Overwatering kills more greenhouse potatoes than drought. Stop watering one week before harvest to firm the skins. Unheated greenhouses still freeze on cold nights, so cover pots with fleece below 34°F. I covered that risk in my article on frost damage in potatoes.
Safety and Ventilation Notes
Open vents every morning when outdoor air rises above 50°F. Trapped heat can burn foliage within 2 hours. Wear gloves when handling sprouted tubers since green skin contains solanine.
Check pots weekly for slugs and red spider mites. The USDA Plant Hardiness Zone Map helps confirm your outdoor base temperature before setting planting dates.

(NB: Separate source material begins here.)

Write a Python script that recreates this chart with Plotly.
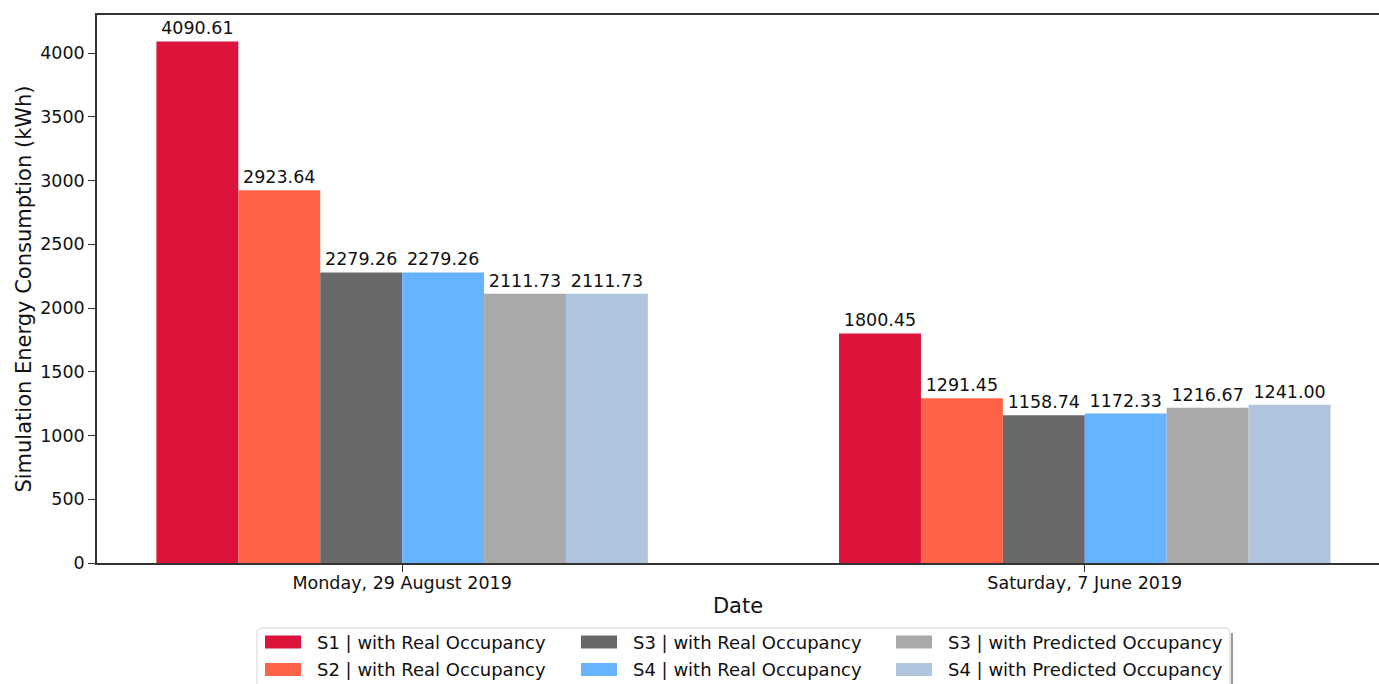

FAQs about Potatoes Be Grown in a Greenhouse
How many potatoes do you get from one greenhouse plant?
One chitted seed potato in a 10 gallon bag produces 8 to 15 tubers. Output depends on variety, feeding, and how many times you hill the stems.
Can you grow potatoes in a greenhouse all year?
Yes, across two main windows. Spring tubers go in during January or February. Autumn tubers planted in August deliver fresh potatoes by December in a frost-free greenhouse.
Do greenhouse potatoes need pollination?
No. Potatoes form tubers underground without pollination. Flowers signal that tuber growth has started, but bees and insects play no role in the crop.
What temperature kills greenhouse potatoes?
Frost below 32°F damages foliage within hours. Heat above 90°F stops tuber formation and triggers heat stress. Target 60 to 70°F during the day for steady growth.
Should you prune potato plants in a greenhouse?
No. Leave the foliage intact until it yellows on its own. Pruning reduces photosynthesis and shrinks final tuber size by up to 30%.
Final Words
Potatoes grow well in a greenhouse with the right container, steady temperature, and careful watering. Chit the seed potatoes, plant in 10 to 15 gallon bags, and hill the stems twice as they climb. Open vents every morning to block blight. Harvest 70 to 120 days after planting for clean, early tubers straight from the pot.